27 mars 2014. Iwao Hakamada est libre. Il a 78 ans. Et il tient un record terrifiant. Ce Japonais est le condamné ayant passé le plus de temps dans un quartier de condamné à mort au monde, 47 ans. 47 ans… Arrêté en 1966 et reconnu coupable d’un quadruple meurtre en 1968, il devait être pendu. Quelques décennies passent. En 2007, un des trois juges qui l’avaient condamné déclare publiquement ses remords, Iwao Hakamada est peut-être innocent, dit-il. Encore des années passent avant l’arrivée du miracle inespéré. Cette fois-ci, sous forme des résultats de tests ADN sortis très récemment. Ils n’ont pas permis d’établir de concordance entre l’ADN d’Iwao Hakamada et celui retrouvé sur les vêtements que, selon l’accusation, portait le meurtrier.

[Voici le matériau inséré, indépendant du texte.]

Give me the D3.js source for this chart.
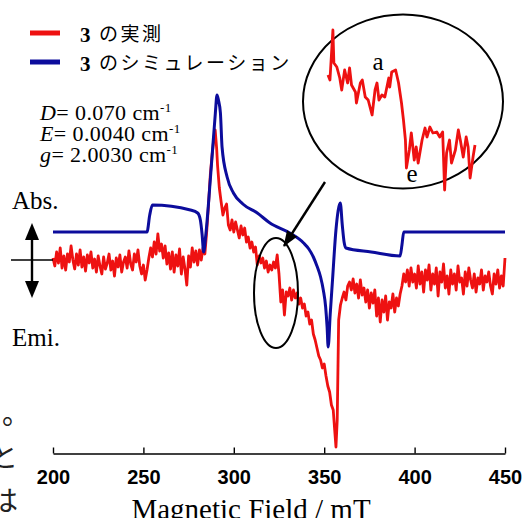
<!DOCTYPE html>
<html>
<head>
<meta charset="utf-8">
<script src="https://cdn.jsdelivr.net/npm/d3@7"></script>
<style>
  html, body { margin: 0; padding: 0; background: #fff; overflow: hidden; }
  svg { display: block; }
  .serif { font-family: "Liberation Serif", "DejaVu Serif", serif; }
  .jp { font-family: "Noto Sans CJK JP", sans-serif; }
  .tick text { font-family: "Liberation Sans", Arial, sans-serif; font-weight: bold; font-size: 20px; fill: #000; }
</style>
</head>
<body>
<svg id="chart" width="526" height="518"></svg>
<script>
/* EPR spectrum: measured vs simulated */

const fieldTicks = [200, 250, 300, 350, 400, 450];

// simulated trace [field mT, intensity a.u.]
const simulation = [
  [200, 28], [252, 28], [253.5, 45], [255, 55], [276, 50], [280, 47], [281.5, 40], [282.5, 25],
  [283.3, 8], [284.5, 25], [287, 80], [289.8, 147], [290.7, 165], [291.5, 160], [292.6, 147],
  [293.5, 113], [296.3, 83], [299.8, 67], [305, 56], [313, 47], [320, 37], [331, 27], [338.6, 17],
  [341.5, 11], [344, 3], [346, -6], [348, -17], [349.5, -30], [350.8, -47], [351.6, -67], [352.2, -87],
  [353.3, -55], [354.6, -20], [356.5, 30], [358.9, 57], [360, 35], [361, 18], [362, 12], [376, 8],
  [392, 4], [393, 15], [394, 28], [450, 28]
];

// measured trace [field mT, intensity a.u.]
const measured = [
  [200, 2], [201, -6], [202, 8], [203, -3], [204, 12], [205, -8], [206, 4], [207, -10], [208, 6], [209, -2],
  [210, 14], [211, 0], [212, -9], [213, 6], [214, -5], [215, 10], [216, -7], [217, 3], [218, -11], [219, 5],
  [220, -3], [221, 8], [222, -8], [223, 1], [224, -12], [225, 4], [226, -6], [227, -14], [228, 3], [229, -9],
  [230, -3], [231, 6], [232, -10], [233, -1], [234, -16], [235, 2], [236, -7], [237, 5], [238, -12], [239, -2],
  [240, 3], [241, -8], [242, 9], [243, -4], [244, -10], [245, 6], [246, -2], [247, 10], [248, -6], [249, -14],
  [250, -5], [251, -20], [252, -10], [253, 2], [254, 12], [255, 3], [256, 18], [257, 6], [258, 26], [259, 9],
  [260, 16], [261, 2], [262, 14], [263, -4], [264, 7], [265, -9], [266, 8], [267, -12], [268, 5], [269, -6],
  [270, 11], [271, -14], [272, 3], [273, -9], [274, -25], [275, 4], [276, -7], [277, 12], [278, -2], [279, 9],
  [280, -5], [281, 10], [282, 0], [283, 12], [284, 6], [285, 28], [286, 55], [287, 85], [288, 105], [289, 122],
  [289.7, 130], [290.5, 112], [291, 95], [292, 72], [293, 58], [294, 45], [295, 52], [296, 56], [297, 35], [298, 30],
  [299, 40], [300, 28], [301, 38], [302, 30], [303, 22], [304, 34], [305, 25], [306, 32], [307, 18], [308, 23],
  [309, 12], [310, 18], [311, 8], [312, 13], [313, -5], [314, 4], [315, -3], [316, 2], [317, -8], [318, -1],
  [319, -12], [320, -5], [321, -10], [322, -2], [323, -8], [324, 5], [325, -14], [326, -42], [327, -30], [328, -55],
  [329, -32], [330, -36], [331, -28], [332, -40], [333, -30], [334, -38], [335, -33], [336, -44], [337, -38], [338, -48],
  [339, -44], [340, -56], [341, -52], [342, -64], [343, -60], [344, -74], [345, -80], [346, -88], [347, -96], [348, -100],
  [349, -108], [350, -104], [351, -116], [352, -126], [353, -132], [354, -145], [355, -150], [355.8, -170], [356.5, -187], [357.2, -160],
  [358, -60], [359, -45], [360, -38], [361, -32], [362, -40], [363, -26], [364, -22], [365, -30], [366, -19], [367, -33],
  [368, -24], [369, -38], [370, -20], [371, -35], [372, -28], [373, -42], [374, -30], [375, -48], [376, -33], [377, -43],
  [378, -30], [379, -56], [380, -38], [381, -62], [382, -40], [383, -52], [384, -36], [385, -60], [386, -42], [387, -48],
  [388, -34], [389, -52], [390, -38], [391, -46], [392, -34], [393, -26], [394, -14], [395, -22], [396, -10], [397, -26],
  [398, -8], [399, -22], [400, -14], [401, -28], [402, -6], [403, -24], [404, -12], [405, -32], [406, -10], [407, -20],
  [408, -5], [409, -30], [410, -14], [411, -24], [412, -8], [413, -36], [414, -12], [415, -22], [416, -4], [417, -28],
  [418, -16], [419, -34], [420, -10], [421, -24], [422, -14], [423, -30], [424, -6], [425, -22], [426, -18], [427, -34],
  [428, -12], [429, -26], [430, -8], [431, -20], [432, -28], [433, -14], [434, -32], [435, -18], [436, -24], [437, -10],
  [438, -30], [439, -16], [440, -22], [441, -12], [442, -26], [443, -34], [444, -14], [445, -24], [446, -10], [447, -28],
  [448, -16], [449, -26], [450, 2]
];

// magnified piece of the measured trace shown in the round inset
const insetTrace = [
  [318.0, 25], [318.2, 20], [318.5, 70], [318.6, 37], [318.9, 33], [319.2, 22], [319.4, 10], [319.7, 30],
  [320.0, 17], [320.2, 32], [320.4, 15], [320.8, 8], [320.9, -3], [321.3, 17], [321.5, 20], [321.8, 3],
  [322.1, 0], [322.5, -15], [322.8, 10], [323.0, 17], [323.2, 0], [323.5, 5], [323.8, 3], [324.2, 22],
  [324.3, 13], [324.5, 28], [324.9, 30], [325.2, 17], [325.5, -3], [325.7, -20], [325.9, -40], [326.0, -68],
  [326.3, -50], [326.5, -33], [326.8, -60], [327.0, -47], [327.2, -63], [327.6, -40], [327.9, -28], [328.1, -37],
  [328.4, -27], [328.7, -33], [329.1, -32], [329.4, -37], [329.7, -32], [329.9, -90], [330.1, -53], [330.4, -40],
  [330.6, -63], [331.0, -50], [331.3, -30], [331.5, -40], [331.8, -57], [332.1, -37], [332.3, -47], [332.5, -78],
  [332.8, -57], [333.0, -45]
];

const legendItems = [
  { label: 'の実測', color: '#ee1111' },
  { label: 'のシミュレーション', color: '#0c0c9c' }
];

const params = [
  { sym: 'D', val: '0.070' },
  { sym: 'E', val: '0.0040' },
  { sym: 'g', val: '2.0030' }
];

const sideText = ['。', 'と', 'は'];

const svg = d3.select('#chart');

const x = d3.scaleLinear().domain([200, 450]).range([53, 505]);
const y = d3.scaleLinear().domain([-200, 200]).range([460, 60]);
const ix = d3.scaleLinear().domain([318, 333]).range([328, 475]);
const iy = d3.scaleLinear().domain([-100, 100]).range([200, 0]);

// ─── axis ───
const axis = d3.axisBottom(x)
  .tickValues(fieldTicks)
  .tickFormat(d3.format('d'))
  .tickSizeInner(-6)
  .tickSizeOuter(0)
  .tickPadding(16);

const axG = svg.append('g').attr('transform', 'translate(0,453.5)').call(axis);
axG.select('.domain').attr('stroke', '#000').attr('stroke-width', 1.4);
axG.selectAll('.tick line').attr('stroke', '#000').attr('stroke-width', 1.4);

svg.append('text').attr('class', 'serif')
  .attr('x', 251).attr('y', 519)
  .attr('text-anchor', 'middle')
  .attr('font-size', 29)
  .text('Magnetic Field / mT');

// ─── traces ───
const line = d3.line().x(d => x(d[0])).y(d => y(d[1]));
const smooth = d3.line().x(d => x(d[0])).y(d => y(d[1])).curve(d3.curveMonotoneX);

svg.append('path').datum(measured)
  .attr('d', line)
  .attr('fill', 'none').attr('stroke', legendItems[0].color)
  .attr('stroke-width', 2.8).attr('stroke-linejoin', 'round');

svg.append('path').datum(simulation)
  .attr('d', smooth)
  .attr('fill', 'none').attr('stroke', legendItems[1].color)
  .attr('stroke-width', 3).attr('stroke-linejoin', 'round');

// ─── annotations: ellipses, arrow, inset ───
svg.append('ellipse')
  .attr('cx', 276).attr('cy', 293).attr('rx', 22).attr('ry', 55)
  .attr('fill', 'none').attr('stroke', '#000').attr('stroke-width', 2);

svg.append('ellipse')
  .attr('cx', 403).attr('cy', 101.5).attr('rx', 100).attr('ry', 87)
  .attr('fill', 'none').attr('stroke', '#000').attr('stroke-width', 2);

const inLine = d3.line().x(d => ix(d[0])).y(d => iy(d[1]));
svg.append('path').datum(insetTrace)
  .attr('d', inLine)
  .attr('fill', 'none').attr('stroke', legendItems[0].color)
  .attr('stroke-width', 2.8).attr('stroke-linejoin', 'round');

svg.append('text').attr('class', 'serif').attr('x', 378).attr('y', 70)
  .attr('text-anchor', 'middle').attr('font-size', 25).text('a');
svg.append('text').attr('class', 'serif').attr('x', 412).attr('y', 182)
  .attr('text-anchor', 'middle').attr('font-size', 25).text('e');

const defs = svg.append('defs');
defs.append('marker')
  .attr('id', 'head')
  .attr('viewBox', '0 -6 16 12')
  .attr('refX', 15).attr('refY', 0)
  .attr('markerWidth', 16).attr('markerHeight', 12)
  .attr('markerUnits', 'userSpaceOnUse')
  .attr('orient', 'auto')
  .append('path').attr('d', 'M0,-6L16,0L0,6Z').attr('fill', '#000');

svg.append('line')
  .attr('x1', 325).attr('y1', 182).attr('x2', 284).attr('y2', 246)
  .attr('stroke', '#000').attr('stroke-width', 2.4)
  .attr('marker-end', 'url(#head)');

// ─── Abs./Emi. indicator ───
svg.append('line').attr('x1', 11).attr('x2', 53).attr('y1', 260).attr('y2', 260)
  .attr('stroke', '#000').attr('stroke-width', 1.4);
svg.append('line').attr('x1', 32).attr('x2', 32).attr('y1', 232).attr('y2', 290)
  .attr('stroke', '#000').attr('stroke-width', 2.4);
svg.append('path').attr('d', 'M32,223L39,240L25,240Z').attr('fill', '#000');
svg.append('path').attr('d', 'M32,298L39,281L25,281Z').attr('fill', '#000');

svg.append('text').attr('class', 'serif').attr('x', 12).attr('y', 209)
  .attr('font-size', 25).text('Abs.');
svg.append('text').attr('class', 'serif').attr('x', 12).attr('y', 346)
  .attr('font-size', 25).text('Emi.');

// ─── legend ───
legendItems.forEach((it, i) => {
  const cy = 33 + i * 29;
  svg.append('line').attr('x1', 30).attr('x2', 60).attr('y1', cy).attr('y2', cy)
    .attr('stroke', it.color).attr('stroke-width', 5);
  svg.append('text').attr('class', 'serif').attr('x', 80).attr('y', cy + 9)
    .attr('font-size', 21).attr('font-weight', 'bold').text('3');
  svg.append('text').attr('class', 'jp').attr('x', 99).attr('y', cy + 8)
    .attr('font-size', 19).attr('letter-spacing', 2.5).text(it.label);
});

// ─── fit parameters ───
params.forEach((p, i) => {
  const t = svg.append('text').attr('class', 'serif')
    .attr('x', 40).attr('y', 120 + i * 20.8).attr('font-size', 22)
    .attr('letter-spacing', 0.4);
  t.append('tspan').attr('font-style', 'italic').text(p.sym);
  t.append('tspan').text('= ' + p.val + ' cm');
  t.append('tspan').attr('font-size', 13).attr('dy', -8).text('-1');
});

// ─── clipped body text at the left page edge ───
const sideX = [2, -10, -10];
const sideY = [424, 467, 511];
sideText.forEach((s, i) => {
  svg.append('text').attr('class', 'jp')
    .attr('x', sideX[i]).attr('y', sideY[i])
    .attr('font-size', 28).attr('fill', '#222').text(s);
});
</script>
</body>
</html>
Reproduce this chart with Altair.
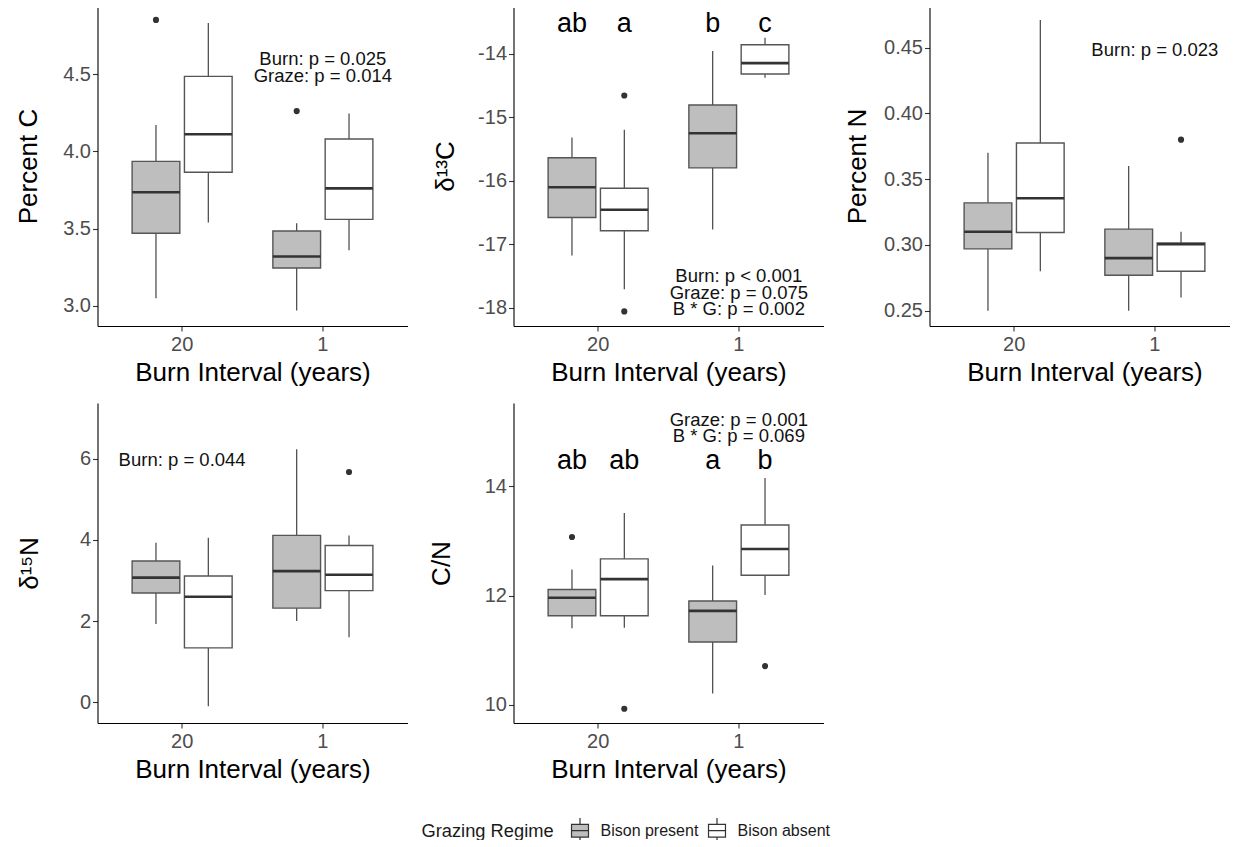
import altair as alt
import pandas as pd

FONT = "Liberation Sans"
GRAZE = ["Bison present", "Bison absent"]
BURN = ["20", "1"]

burn = ["20", "20", "1", "1"]
graze = ["Bison present", "Bison absent", "Bison present", "Bison absent"]

# Percent C
pc_lo = [3.05, 3.54, 2.97, 3.36]
pc_q1 = [3.47, 3.865, 3.245, 3.56]
pc_med = [3.735, 4.11, 3.32, 3.76]
pc_q3 = [3.935, 4.485, 3.485, 4.08]
pc_hi = [4.17, 4.83, 3.535, 4.245]
pc_out_burn = ["20", "1"]
pc_out_graze = ["Bison present", "Bison present"]
pc_out_val = [4.85, 4.26]
pc_ann_text = ["Burn: p = 0.025", "Graze: p = 0.014"]
pc_ann_burn = ["1", "1"]
pc_ann_y = [4.596, 4.488]

# delta 13C
dc_lo = [-17.18, -17.71, -16.77, -14.38]
dc_q1 = [-16.58, -16.79, -15.80, -14.32]
dc_med = [-16.105, -16.46, -15.255, -14.15]
dc_q3 = [-15.64, -16.12, -14.81, -13.86]
dc_hi = [-15.32, -15.20, -13.96, -13.75]
dc_out_burn = ["20", "20"]
dc_out_graze = ["Bison absent", "Bison absent"]
dc_out_val = [-14.66, -18.06]
dc_letters = ["ab", "a", "b", "c"]
dc_letter_y = -13.53
dc_ann_text = ["Burn: p < 0.001", "Graze: p = 0.075", "B * G: p = 0.002"]
dc_ann_burn = ["1", "1", "1"]
dc_ann_y = [-17.507, -17.77, -18.03]

# Percent N
pn_lo = [0.25, 0.28, 0.25, 0.26]
pn_q1 = [0.297, 0.3095, 0.277, 0.28]
pn_med = [0.31, 0.3355, 0.29, 0.3005]
pn_q3 = [0.332, 0.3775, 0.312, 0.3015]
pn_hi = [0.37, 0.471, 0.36, 0.31]
pn_out_burn = ["1"]
pn_out_graze = ["Bison absent"]
pn_out_val = [0.38]
pn_ann_text = ["Burn: p = 0.023"]
pn_ann_burn = ["1"]
pn_ann_y = [0.4485]

# delta 15N
dn_lo = [1.93, -0.10, 2.00, 1.60]
dn_q1 = [2.69, 1.34, 2.32, 2.75]
dn_med = [3.07, 2.60, 3.23, 3.14]
dn_q3 = [3.48, 3.11, 4.11, 3.86]
dn_hi = [3.93, 4.05, 6.23, 4.11]
dn_out_burn = ["1"]
dn_out_graze = ["Bison absent"]
dn_out_val = [5.67]
dn_ann_text = ["Burn: p = 0.044"]
dn_ann_burn = ["20"]
dn_ann_y = [5.96]

# C/N
cn_lo = [11.40, 11.41, 10.21, 12.01]
cn_q1 = [11.63, 11.63, 11.15, 12.37]
cn_med = [11.96, 12.30, 11.72, 12.85]
cn_q3 = [12.11, 12.67, 11.90, 13.29]
cn_hi = [12.475, 13.51, 12.55, 14.15]
cn_out_burn = ["20", "20", "1"]
cn_out_graze = ["Bison present", "Bison absent", "Bison absent"]
cn_out_val = [13.07, 9.93, 10.71]
cn_letters = ["ab", "ab", "a", "b"]
cn_letter_y = 14.46
cn_ann_text = ["Graze: p = 0.001", "B * G: p = 0.069"]
cn_ann_burn = ["1", "1"]
cn_ann_y = [15.21, 14.91]

W, H = 310, 320
BOX_W = 47.7


def panel(lo, q1, med, q3, hi, ob, og, ov, at, ab, ay, ytitle, domain, ticks,
          label_expr, title_pad, letters=None, letter_y=None):
    stats = pd.DataFrame({"burn": burn, "graze": graze, "lo": lo, "q1": q1,
                          "med": med, "q3": q3, "hi": hi})
    outl = pd.DataFrame({"burn": ob, "graze": og, "val": ov})
    ann = pd.DataFrame({"burn": ab, "y": ay, "text": at})

    xaxis = alt.Axis(title="Burn Interval (years)", labelAngle=0,
                     labelPadding=3, titlePadding=5)
    xenc = alt.X("burn:N", sort=BURN,
                 scale=alt.Scale(domain=BURN, paddingInner=0.2893, paddingOuter=0.246),
                 axis=xaxis)
    xo = alt.XOffset("graze:N", sort=GRAZE,
                     scale=alt.Scale(domain=GRAZE, paddingInner=0.088, paddingOuter=0))
    yscale = alt.Scale(domain=domain, nice=False, zero=False)
    yaxis = alt.Axis(title=ytitle, values=ticks, labelExpr=label_expr,
                     titlePadding=title_pad, labelPadding=2)

    whisk = alt.Chart(stats).mark_rule(color="#333333", strokeWidth=1.1).encode(
        x=xenc, xOffset=xo,
        y=alt.Y("lo:Q", scale=yscale, axis=yaxis), y2="hi:Q")
    box = alt.Chart(stats).mark_bar(stroke="#555555", strokeWidth=1.4).encode(
        x=xenc, xOffset=xo,
        y=alt.Y("q1:Q", scale=yscale, axis=yaxis), y2="q3:Q",
        fill=alt.Fill("graze:N", sort=GRAZE,
                      scale=alt.Scale(domain=GRAZE, range=["#BEBEBE", "#FFFFFF"]),
                      legend=alt.Legend(
                          title="Grazing Regime", orient="none",
                          legendX=324, legendY=813, direction="horizontal",
                          titleOrient="left", titleFontSize=18.3, titleFontWeight="normal",
                          titleColor="#1a1a1a", titleFont=FONT, titlePadding=14,
                          labelFont=FONT, labelFontSize=16, labelColor="#1a1a1a",
                          labelOffset=9, columnPadding=7,
                          symbolType="M-0.8,-0.6H0.8V0.6H-0.8Z M-0.8,0H0.8 M0,-0.6V-1.2 M0,0.6V1.2",
                          symbolSize=450, symbolStrokeColor="#333333",
                          symbolStrokeWidth=1.2)))
    medt = alt.Chart(stats).mark_tick(color="#333333", thickness=2.6, size=BOX_W,
                                      opacity=1).encode(
        x=xenc, xOffset=xo, y=alt.Y("med:Q", scale=yscale, axis=yaxis))
    pts = alt.Chart(outl).mark_circle(color="#333333", size=38, opacity=1).encode(
        x=xenc, xOffset=xo, y=alt.Y("val:Q", scale=yscale, axis=yaxis))
    anns = alt.Chart(ann).mark_text(font=FONT, fontSize=18.5, color="#111111",
                                    baseline="middle", align="center").encode(
        x=xenc, y=alt.Y("y:Q", scale=yscale, axis=yaxis), text="text:N")
    layers = [whisk, box, medt, pts, anns]
    if letters is not None:
        lt = pd.DataFrame({"burn": burn, "graze": graze, "text": letters,
                           "y": [letter_y] * 4})
        layers.append(alt.Chart(lt).mark_text(font=FONT, fontSize=27, color="#000000",
                                              baseline="middle", align="center").encode(
            x=xenc, xOffset=xo, y=alt.Y("y:Q", scale=yscale, axis=yaxis), text="text:N"))
    return alt.layer(*layers).properties(width=W, height=H)


p1 = panel(pc_lo, pc_q1, pc_med, pc_q3, pc_hi, pc_out_burn, pc_out_graze, pc_out_val,
           pc_ann_text, pc_ann_burn, pc_ann_y, "Percent C", [2.87, 4.94],
           [3.0, 3.5, 4.0, 4.5], "format(datum.value, '.1f')", 21.5)
p2 = panel(dc_lo, dc_q1, dc_med, dc_q3, dc_hi, dc_out_burn, dc_out_graze, dc_out_val,
           dc_ann_text, dc_ann_burn, dc_ann_y, "δ¹³C", [-18.29, -13.25],
           [-18, -17, -16, -15, -14], "'' + datum.value", 19,
           dc_letters, dc_letter_y)
p3 = panel(pn_lo, pn_q1, pn_med, pn_q3, pn_hi, pn_out_burn, pn_out_graze, pn_out_val,
           pn_ann_text, pn_ann_burn, pn_ann_y, "Percent N", [0.2384, 0.4816],
           [0.25, 0.30, 0.35, 0.40, 0.45], "format(datum.value, '.2f')", 13.5)
p4 = panel(dn_lo, dn_q1, dn_med, dn_q3, dn_hi, dn_out_burn, dn_out_graze, dn_out_val,
           dn_ann_text, dn_ann_burn, dn_ann_y, "δ¹⁵N", [-0.51, 7.37],
           [0, 2, 4, 6], "'' + datum.value", 37)
p5 = panel(cn_lo, cn_q1, cn_med, cn_q3, cn_hi, cn_out_burn, cn_out_graze, cn_out_val,
           cn_ann_text, cn_ann_burn, cn_ann_y, "C/N", [9.67, 15.52],
           [10, 12, 14], "'' + datum.value", 29.5,
           cn_letters, cn_letter_y)

chart = alt.concat(p1, p2, p3, p4, p5, columns=3,
                   spacing={"row": 77, "column": 106}, bounds="flush").properties(
    padding={"left": 6.5, "top": -2, "right": -10, "bottom": -6}
).resolve_scale(y="independent", x="independent").configure_view(
    stroke=None
).configure_axis(
    grid=False, domainColor="#000000", domainWidth=1.1, tickColor="#333333",
    tickSize=5, tickWidth=1.1, labelColor="#4D4D4D", labelFont=FONT, labelFontSize=20,
    titleFont=FONT, titleFontSize=26, titleFontWeight="normal", titleColor="#000000"
)

chart.save("out.html", embed_options={"renderer": "svg", "actions": False})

Mais le daiyo kangoku est un cauchemar. C’est la période de détention provisoire pendant laquelle un suspect peut être interrogé par des policiers sans qu’aucune règle n’encadre la durée des interrogatoires auxquels les avocats ne sont pas autorisés à assister. Elle peut durer jusqu’à 23 jours. Frappé, menacé, empêché de boire, Iwao Hakamada tient 20 jours. Et les policiers parviennent à extorquer des aveux. Presque 50 ans plus tard, Iwao Hakamada peut espérer un nouveau procès, peut-être équitable.

Combien d’innocents sont condamnés à mort au Japon ? Le système judiciaire japonais ne saura pas répondre à cette question. Mais il maintient son système du daiyo kangoku.

Combien d’innocents sont condamnés à mort dans le monde ? Les systèmes judiciaires, les mêmes qui peuvent avoir des remords, qui avouent parfois qu’ils peuvent se tromper mais qui continuent de condamner à la peine de capitale, ne sauront pas répondre à cette question.